Now I have described my circumnavigation of the island, I will proceed to describe its inhabitants. The up-river end of Lembarene Island is the most inhabited. A path round the upper part of the island passes through a succession of Igalwa villages and by the Roman Catholic missionary station. The slave villages belonging to these Igalwas are away down the north face of the island, opposite the Fan town of Fula, which I have mentioned. It strikes me as remarkable that the Igalwa, like the Dualla of Cameroons, have their slaves in separate villages; but this is the case, though I do not know the reason of it. These Igalwa slaves cultivate the plantations, and bring up the vegetables and fruit to their owners' villages, and do the housework daily.

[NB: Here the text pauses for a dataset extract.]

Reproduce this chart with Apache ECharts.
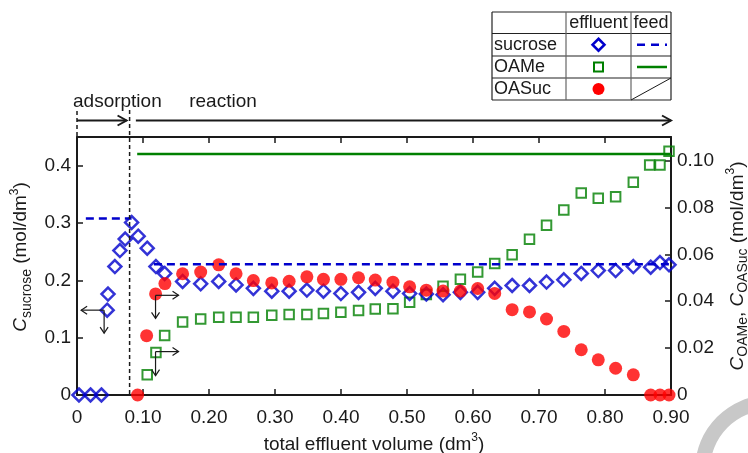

The interior of the island is composed of high, rocky, heavily forested hills, with here and there a stream, and here and there a swamp; the higher land is towards the up-river end; down river there is a lower strip of land with hillocks. This is, I fancy, formed by deposits of sand, &c., catching in among the rocks, and connecting what was at one time several isolated islands. There are no big game or gorillas on the island, but it has a peculiar and awful house ant, much smaller than the driver ant, but with a venomous, bad bite; its only good point is that its chief food is the white ants, which are therefore kept in abeyance on Lembarene Island, although flourishing destructively on the mainland banks of the river in this locality. I was never tired of going and watching those Igalwa villagers, nor were, I think, the Igalwa villagers ever tired of observing me. Although the physical conditions of life were practically identical with those of the mainland, the way in which the Igalwas dealt with them, i.e., the culture, was distinct from the culture of the mainland Fans.

The Igalwas are a tribe very nearly akin, if not ethnically identical with, the M'pongwe, and the culture of these two tribes is on a level with the highest native African culture.